Statistical analyses often take datasets that include various A and O and infer estimates of P(O_i | A). Such analyses typically assume no or max simple causal structures, and ignore what we know about relevant causal structures, in order to “let the data speak for themselves”. Regarding such models, we are often warned to distinguish the correlations that they estimate from the causal chances that we actually want to use when making decisions. Correlation does not imply causation.

However, contrary to the three writers linked above, speculative market prices are not generally equivalent to estimates from simple statistical analyses! Perhaps they are trying to credit markets for being “scientific” thinkers, and see such simple stat analysis as the proper scientific approach. But market prices are instead far more complex and subtler things.

Sure, some traders many make and use oversimplified stat models to inform their trades, but speculative markets are typically full of many kinds of naive traders whose biases are not reflected in market prices, as other traders counter and correct for their biases. Market prices are better thought of as combining trader info into prices that estimate asset value, according to decision theory calculations of that asset value.

Imagine that market traders all had exactly the same info, the same as the info of decision maker d. Further imagine that they all use the same kind of decision theory, be it evidential, causal, or something else. Given these assumptions, they would all agree on their estimates E[U_d | A], as well as on other E[X|A] = Sum_i X_i p(X_i if A), because they would agree on and use the same conditional chances p(X_i if A). Traders here would use their beliefs on the causal structure of d’s action A related to other events X, and if they have the same info they should have the same beliefs on that causal structure.

Thus for any asset that pays in proportion to X, traders would all estimate the risk-neutral financial value of a trade of that asset conditional on d choosing A via the same E[X|A], and thus that common E[X|A] should set the asset’s risk-neutral price in conditional asset markets. So market prices here would give exactly the sort of estimates that the decision maker wants for advice, be they evidential or causal. Though in this case the info isn’t actually useful, as the decision maker already has it.

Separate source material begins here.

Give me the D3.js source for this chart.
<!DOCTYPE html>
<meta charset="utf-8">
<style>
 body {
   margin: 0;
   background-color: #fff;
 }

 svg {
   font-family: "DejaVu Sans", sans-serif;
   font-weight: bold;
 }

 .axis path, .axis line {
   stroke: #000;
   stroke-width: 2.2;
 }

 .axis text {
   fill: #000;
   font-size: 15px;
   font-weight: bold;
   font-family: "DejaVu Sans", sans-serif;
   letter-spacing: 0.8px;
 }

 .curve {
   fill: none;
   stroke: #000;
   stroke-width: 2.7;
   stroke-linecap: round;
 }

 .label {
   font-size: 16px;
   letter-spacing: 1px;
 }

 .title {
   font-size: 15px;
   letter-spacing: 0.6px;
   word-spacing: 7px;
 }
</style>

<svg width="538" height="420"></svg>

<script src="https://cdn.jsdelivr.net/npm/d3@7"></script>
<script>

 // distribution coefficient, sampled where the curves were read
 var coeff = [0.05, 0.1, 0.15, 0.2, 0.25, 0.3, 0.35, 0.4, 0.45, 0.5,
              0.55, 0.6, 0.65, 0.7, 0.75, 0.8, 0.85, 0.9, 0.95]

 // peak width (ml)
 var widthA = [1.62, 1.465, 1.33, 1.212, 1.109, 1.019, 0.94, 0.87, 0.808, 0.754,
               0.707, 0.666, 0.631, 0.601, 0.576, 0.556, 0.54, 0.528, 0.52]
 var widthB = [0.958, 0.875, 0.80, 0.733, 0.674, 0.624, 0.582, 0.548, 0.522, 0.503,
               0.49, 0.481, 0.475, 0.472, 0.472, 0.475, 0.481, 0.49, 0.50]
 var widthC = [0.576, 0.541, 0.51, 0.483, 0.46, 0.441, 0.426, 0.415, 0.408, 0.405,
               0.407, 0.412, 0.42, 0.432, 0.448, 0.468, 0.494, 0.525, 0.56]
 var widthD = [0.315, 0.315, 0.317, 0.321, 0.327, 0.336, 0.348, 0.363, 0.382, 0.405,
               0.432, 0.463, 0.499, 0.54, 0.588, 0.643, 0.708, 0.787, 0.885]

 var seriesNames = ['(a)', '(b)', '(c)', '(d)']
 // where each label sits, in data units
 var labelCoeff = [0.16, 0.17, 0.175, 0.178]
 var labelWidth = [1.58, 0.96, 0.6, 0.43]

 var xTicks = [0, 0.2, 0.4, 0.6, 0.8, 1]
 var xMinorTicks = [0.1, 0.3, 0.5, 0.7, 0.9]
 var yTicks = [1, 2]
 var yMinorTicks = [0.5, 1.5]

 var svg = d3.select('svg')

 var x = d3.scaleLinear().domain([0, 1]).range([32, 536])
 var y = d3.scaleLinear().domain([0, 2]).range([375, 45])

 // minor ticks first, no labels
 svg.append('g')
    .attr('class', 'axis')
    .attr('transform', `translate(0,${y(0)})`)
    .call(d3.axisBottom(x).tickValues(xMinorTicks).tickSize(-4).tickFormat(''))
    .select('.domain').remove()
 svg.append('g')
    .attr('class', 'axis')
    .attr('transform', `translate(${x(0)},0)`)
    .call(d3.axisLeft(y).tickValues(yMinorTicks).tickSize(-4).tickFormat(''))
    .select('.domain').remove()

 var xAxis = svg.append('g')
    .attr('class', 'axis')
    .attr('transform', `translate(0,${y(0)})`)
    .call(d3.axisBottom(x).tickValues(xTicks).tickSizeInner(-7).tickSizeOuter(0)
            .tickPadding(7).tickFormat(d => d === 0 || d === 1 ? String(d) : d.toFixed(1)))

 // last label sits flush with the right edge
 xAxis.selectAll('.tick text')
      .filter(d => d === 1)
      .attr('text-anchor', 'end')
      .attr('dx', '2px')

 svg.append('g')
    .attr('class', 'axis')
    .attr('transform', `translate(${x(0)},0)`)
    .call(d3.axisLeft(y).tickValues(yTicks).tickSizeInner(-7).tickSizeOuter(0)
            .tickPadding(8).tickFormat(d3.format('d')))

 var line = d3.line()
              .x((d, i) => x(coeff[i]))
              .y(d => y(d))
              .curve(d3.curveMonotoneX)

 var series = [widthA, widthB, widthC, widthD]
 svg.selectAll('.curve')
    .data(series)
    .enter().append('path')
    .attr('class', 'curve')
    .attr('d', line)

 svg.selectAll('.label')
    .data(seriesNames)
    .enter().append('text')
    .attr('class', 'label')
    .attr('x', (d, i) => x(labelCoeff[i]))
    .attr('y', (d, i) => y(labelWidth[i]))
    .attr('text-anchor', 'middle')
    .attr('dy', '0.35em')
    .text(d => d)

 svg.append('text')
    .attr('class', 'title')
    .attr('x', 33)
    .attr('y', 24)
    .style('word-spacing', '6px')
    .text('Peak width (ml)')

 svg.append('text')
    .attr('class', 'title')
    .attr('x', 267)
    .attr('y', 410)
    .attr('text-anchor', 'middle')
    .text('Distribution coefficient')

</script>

Now assume that market traders all have the same info, which is strictly more than decision maker’s info. Now the market prices would be set by trader E[X|A], which embodies more info than held by the decision maker. By observing the market prices, the decision maker can here become better informed on their decision, via just accepting market price estimates E[X|A] as their personal estimate. And if there happens to be a market in an asset that pays in proportion to U_d, the decision maker can directly accept market estimates of E[U_d|A], and just pick the option A which gives the max value for this. Here decision markets directly aid decision makers.

If we instead assume that the decision maker has strictly more info than market traders, we face the potential problem of a decision selection bias, as I’ve discussed. A robust solution for that is to make the decision time clear, and allow decision makers or their associates to trade in the markets. Given these conditions, prices just before the decision should reflect full info E[X|A], not distorted by decision selection biases.

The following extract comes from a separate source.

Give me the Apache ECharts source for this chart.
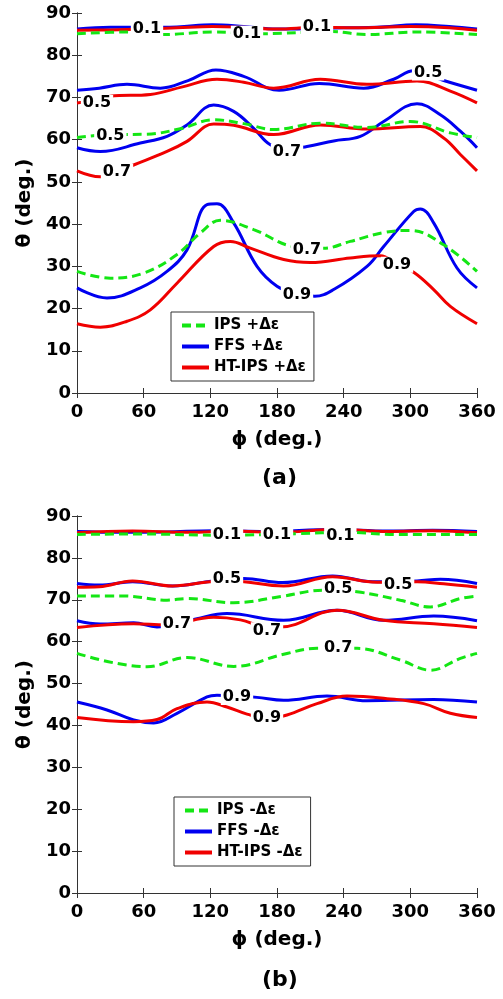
<!DOCTYPE html>
<html>
<head>
<meta charset="utf-8">
<script src="https://cdn.jsdelivr.net/npm/echarts@6/dist/echarts.min.js"></script>
<style>
  html, body { margin: 0; padding: 0; background: #fff; }
  #main { width: 503px; height: 999px; }
</style>
</head>
<body>
<div id="main"></div>
<script>
// axis ticks
var phiTicks = [0, 60, 120, 180, 240, 300, 360];
var thetaTicks = [0, 10, 20, 30, 40, 50, 60, 70, 80, 90];

// (a) +Δε  contours, [phi, theta]
var ipsA01 = [[0,85.1],[45,85.5],[78,84.9],[122,85.5],[165,85.1],[230,85.6],[260,84.9],[308,85.5],[360,84.9]];
var ipsA05 = [[0,60.5],[30,61.2],[63,61.3],[93,62.6],[123,64.7],[150,63.8],[177,62.4],[219,63.9],[261,62.9],[300,64.3],[336,61.6],[360,60.5]];
var ipsA07 = [[0,28.8],[30,27.2],[60,28.4],[90,32.8],[111,37.9],[129,40.9],[159,38.7],[195,34.7],[222,34.3],[246,35.9],[276,38.0],[300,38.5],[330,35.1],[360,28.8]];
var ffsA01 = [[0,86.2],[30,86.6],[60,86.6],[90,86.7],[122,87.2],[150,86.8],[180,86.2],[210,86.3],[240,86.5],[270,86.6],[305,87.2],[335,86.8],[360,86.2]];
var ffsA05 = [[0,71.7],[20,72.2],[45,73.1],[75,72.2],[100,74.0],[125,76.5],[150,75.0],[182,71.7],[218,73.3],[258,72.2],[285,74.3],[303,76.3],[330,74.0],[360,71.7]];
var ffsA07 = [[0,58.1],[21,57.2],[57,59.2],[81,60.8],[99,63.5],[123,68.2],[141,66.7],[159,62.7],[174,58.8],[190,57.8],[207,58.4],[231,59.7],[255,60.8],[276,64.3],[306,68.5],[327,65.9],[345,62.0],[360,58.1]];
var ffsA09 = [[0,24.9],[27,22.5],[57,24.9],[81,28.8],[99,33.9],[117,44.6],[126,44.8],[141,40.3],[162,30.0],[180,25.3],[198,23.5],[214,22.9],[231,24.5],[261,30.0],[276,34.7],[303,43.0],[309,43.6],[321,40.3],[342,29.6],[360,24.9]];
var htA01 = [[0,85.9],[30,86.0],[60,86.2],[90,86.5],[122,86.8],[150,86.6],[180,86.2],[215,86.6],[250,86.5],[300,86.8],[335,86.5],[360,85.9]];
var htA05 = [[0,68.7],[15,69.3],[30,70.3],[66,70.7],[95,72.5],[126,74.3],[150,73.6],[177,72.2],[219,74.3],[261,73.1],[306,73.9],[336,71.5],[360,68.7]];
var htA07 = [[0,52.6],[21,51.2],[36,52.4],[51,54.0],[81,57.2],[99,59.6],[123,63.7],[141,63.4],[177,61.2],[219,63.5],[261,62.5],[309,63.1],[330,60.4],[345,56.5],[360,52.6]];
var htA09 = [[0,16.4],[21,15.6],[45,17.0],[66,19.7],[90,26.0],[123,34.7],[138,35.9],[156,34.3],[186,31.6],[210,30.9],[246,32.0],[273,32.5],[288,30.5],[303,28.6],[321,24.5],[336,20.5],[360,16.4]];

// (b) -Δε contours
var ipsB01 = [[0,85.6],[60,85.7],[130,85.4],[200,85.8],[240,86.1],[290,85.6],[360,85.6]];
var ipsB05 = [[0,70.9],[42,70.9],[81,69.9],[99,70.3],[141,69.3],[186,70.9],[222,72.3],[252,71.9],[291,69.9],[318,68.3],[345,70.3],[360,70.9]];
var ipsB07 = [[0,57.2],[63,54.0],[99,56.2],[141,54.1],[186,57.0],[216,58.4],[252,58.4],[291,55.6],[318,53.2],[345,56.0],[360,57.2]];
var ffsB01 = [[0,86.3],[40,86.1],[80,86.2],[123,86.5],[170,86.3],[230,86.8],[280,86.4],[320,86.6],[360,86.3]];
var ffsB05 = [[0,73.9],[20,73.5],[50,74.3],[86,73.3],[122,74.5],[150,75.1],[185,74.1],[230,75.7],[266,74.3],[306,74.5],[327,74.9],[360,73.9]];
var ffsB07 = [[0,65.0],[21,64.2],[51,64.5],[72,63.5],[90,64.2],[108,65.5],[135,66.7],[186,65.1],[234,67.5],[276,65.1],[321,66.1],[360,65.0]];
var ffsB09 = [[0,45.6],[27,43.7],[51,41.3],[69,40.6],[90,42.9],[117,46.8],[126,47.2],[144,47.0],[162,46.7],[186,46.0],[225,47.0],[261,45.9],[321,46.2],[360,45.6]];
var htB01 = [[0,86.0],[50,86.4],[100,86.1],[140,86.4],[180,86.1],[235,86.8],[280,86.3],[320,86.5],[360,86.0]];
var htB05 = [[0,73.0],[20,73.1],[50,74.5],[86,73.3],[120,74.3],[140,74.5],[186,73.3],[230,75.5],[270,74.2],[306,74.3],[330,73.8],[360,73.0]];
var htB07 = [[0,63.4],[51,64.3],[80,64.0],[123,65.8],[147,65.2],[171,63.5],[183,63.5],[234,67.5],[276,65.1],[321,64.3],[360,63.4]];
var htB09 = [[0,41.9],[51,40.9],[72,41.4],[90,44.0],[117,45.6],[135,44.4],[153,42.7],[171,41.7],[189,42.5],[216,45.2],[243,47.0],[279,46.4],[312,45.2],[336,42.9],[360,41.9]];

// contour labels [phi, theta, text]
var labelsA = [[63,86.2,'0.1'],[153,85.1,'0.1'],[216,86.7,'0.1'],[316,75.9,'0.5'],[18,68.7,'0.5'],[30,60.8,'0.5'],
  [189,57.2,'0.7'],[36,52.4,'0.7'],[207,33.8,'0.7'],[198,23.3,'0.9'],[288,30.4,'0.9']];
var labelsB = [[135,85.5,'0.1'],[180,85.5,'0.1'],[237,85.2,'0.1'],[135,74.9,'0.5'],[289,73.5,'0.5'],[235,72.5,'0.5'],
  [90,64.2,'0.7'],[171,62.7,'0.7'],[235,58.6,'0.7'],[144,46.8,'0.9'],[171,41.7,'0.9']];

var namesA = ['IPS +Δε', 'FFS +Δε', 'HT-IPS +Δε'];
var namesB = ['IPS -Δε', 'FFS -Δε', 'HT-IPS -Δε'];

var GREEN = '#14e614', BLUE = '#0000f0', RED = '#f00000';
var FONT = 'DejaVu Sans';

var chart = echarts.init(document.getElementById('main'));

function contour(name, color, dashed, data, gi) {
    return {
        name: name, type: 'line', xAxisIndex: gi * 2, yAxisIndex: gi * 2,
        data: data, smooth: 0.4, symbol: 'none', silent: true, z: dashed ? 3 : 2,
        lineStyle: { color: color, width: 3, type: dashed ? [9, 5] : 'solid' },
        itemStyle: { color: color }
    };
}
// text labels sitting on the contours, white box cuts the line
function labelSeries(data, gi) {
    return {
        name: 'labels' + gi, type: 'scatter', xAxisIndex: gi * 2, yAxisIndex: gi * 2,
        data: data, symbolSize: 2, itemStyle: { color: 'rgba(255,255,255,0)', opacity: 1 }, z: 10, silent: true,
        label: {
            show: true, position: 'inside', formatter: function (p) { return p.value[2]; },
            color: '#000', opacity: 1, fontFamily: FONT, fontWeight: 'bold', fontSize: 16,
            backgroundColor: '#fff', padding: [0, 2]
        }
    };
}

var axisLbl = { color: '#000', fontFamily: FONT, fontWeight: 'bold', fontSize: 18 };
var xAxes = [], yAxes = [];
[0, 1].forEach(function (gi) {
    xAxes.push({
        type: 'value', gridIndex: gi, min: 0, max: 360, interval: 60, position: 'bottom',
        name: 'ϕ (deg.)', nameLocation: 'middle', nameGap: 37,
        nameTextStyle: { color: '#000', fontFamily: FONT, fontWeight: 'bold', fontSize: 20 },
        axisLine: { lineStyle: { color: '#333' } },
        axisTick: { inside: true, length: 5, lineStyle: { color: '#333' } },
        axisLabel: Object.assign({ margin: 10 }, axisLbl), splitLine: { show: false }
    });
    xAxes.push({
        type: 'value', gridIndex: gi, min: 0, max: 360, interval: 60, position: 'top',
        axisLine: { lineStyle: { color: '#333' } },
        axisTick: { inside: true, length: 5, lineStyle: { color: '#333' } },
        axisLabel: { show: false }, splitLine: { show: false }
    });
    yAxes.push({
        type: 'value', gridIndex: gi, min: 0, max: 90, interval: 10, position: 'left',
        name: 'θ (deg.)', nameLocation: 'middle', nameGap: 41, nameRotate: 90,
        nameTextStyle: { color: '#000', fontFamily: FONT, fontWeight: 'bold', fontSize: 20 },
        axisLine: { lineStyle: { color: '#333' } },
        axisTick: { inside: true, length: 5, lineStyle: { color: '#333' } },
        axisLabel: Object.assign({ margin: 6 }, axisLbl), splitLine: { show: false }
    });
    yAxes.push({
        type: 'value', gridIndex: gi, min: 0, max: 90, interval: 10, position: 'right',
        axisLine: { lineStyle: { color: '#333' } },
        axisTick: { inside: true, length: 5, lineStyle: { color: '#333' } },
        axisLabel: { show: false }, splitLine: { show: false }
    });
});

var series = [
    contour(namesA[0], GREEN, true, ipsA01, 0), contour(namesA[0], GREEN, true, ipsA05, 0), contour(namesA[0], GREEN, true, ipsA07, 0),
    contour(namesA[1], BLUE, false, ffsA01, 0), contour(namesA[1], BLUE, false, ffsA05, 0),
    contour(namesA[1], BLUE, false, ffsA07, 0), contour(namesA[1], BLUE, false, ffsA09, 0),
    contour(namesA[2], RED, false, htA01, 0), contour(namesA[2], RED, false, htA05, 0),
    contour(namesA[2], RED, false, htA07, 0), contour(namesA[2], RED, false, htA09, 0),
    contour(namesB[0], GREEN, true, ipsB01, 1), contour(namesB[0], GREEN, true, ipsB05, 1), contour(namesB[0], GREEN, true, ipsB07, 1),
    contour(namesB[1], BLUE, false, ffsB01, 1), contour(namesB[1], BLUE, false, ffsB05, 1),
    contour(namesB[1], BLUE, false, ffsB07, 1), contour(namesB[1], BLUE, false, ffsB09, 1),
    contour(namesB[2], RED, false, htB01, 1), contour(namesB[2], RED, false, htB05, 1),
    contour(namesB[2], RED, false, htB07, 1), contour(namesB[2], RED, false, htB09, 1),
    labelSeries(labelsA, 0), labelSeries(labelsB, 1)
];

var legendBase = {
    orient: 'vertical', backgroundColor: '#fff', borderColor: '#333', borderWidth: 1,
    itemWidth: 27, itemHeight: 14, itemGap: 6, padding: [6, 8, 6, 9],
    itemStyle: { opacity: 0 },
    lineStyle: { width: 4 },
    textStyle: { color: '#000', fontFamily: FONT, fontWeight: 'bold', fontSize: 15 },
    selectedMode: false
};

chart.setOption({
    animation: false,
    backgroundColor: '#fff',
    grid: [
        { left: 77, right: 26, top: 13, height: 380 },
        { left: 77, right: 26, top: 516, height: 377 }
    ],
    xAxis: xAxes,
    yAxis: yAxes,
    legend: [
        Object.assign({ data: namesA, left: 171, top: 312 }, legendBase),
        Object.assign({ data: namesB, left: 174, top: 797, itemGap: 4 }, legendBase)
    ],
    graphic: [
        { type: 'text', left: 262, top: 467, style: { text: '(a)', fill: '#000', font: 'bold 22px "DejaVu Sans"' } },
        { type: 'text', left: 262, top: 969, style: { text: '(b)', fill: '#000', font: 'bold 22px "DejaVu Sans"' } }
    ],
    series: series
});
</script>
</body>
</html>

What if different traders, and decision makers, use different concepts of conditional chances P(O_i | A) to estimate the value of their trades? In that case the most accurate concept will tend to win out in trading, and come to dominate the population of traders. And that winning concept seems to be the correct decision theory concept, which decision makers are also well advised to use. And so conditional prediction markets would then offer good advice to decision makers re E[X|A].

My bet on the best conditional chance concept P(X if A) is inspired by this source. If one first collects one’s decision relevant info and then makes a final decision choice in a mechanical way using those inputs, the outcome of that mechanical process just can’t offer any more evidence than was embodied in its inputs. For that last step, evidential and causal chances are the same.

So it makes sense to first naively collect decision-relevant info, using everything one knows about causality, second reflect on how that info might embody evidence for hidden traits, third update that info to reflect such evidence, and forth use your mechanical decision process on those updated inputs. Here causal and evidential decision theory should give the same answers.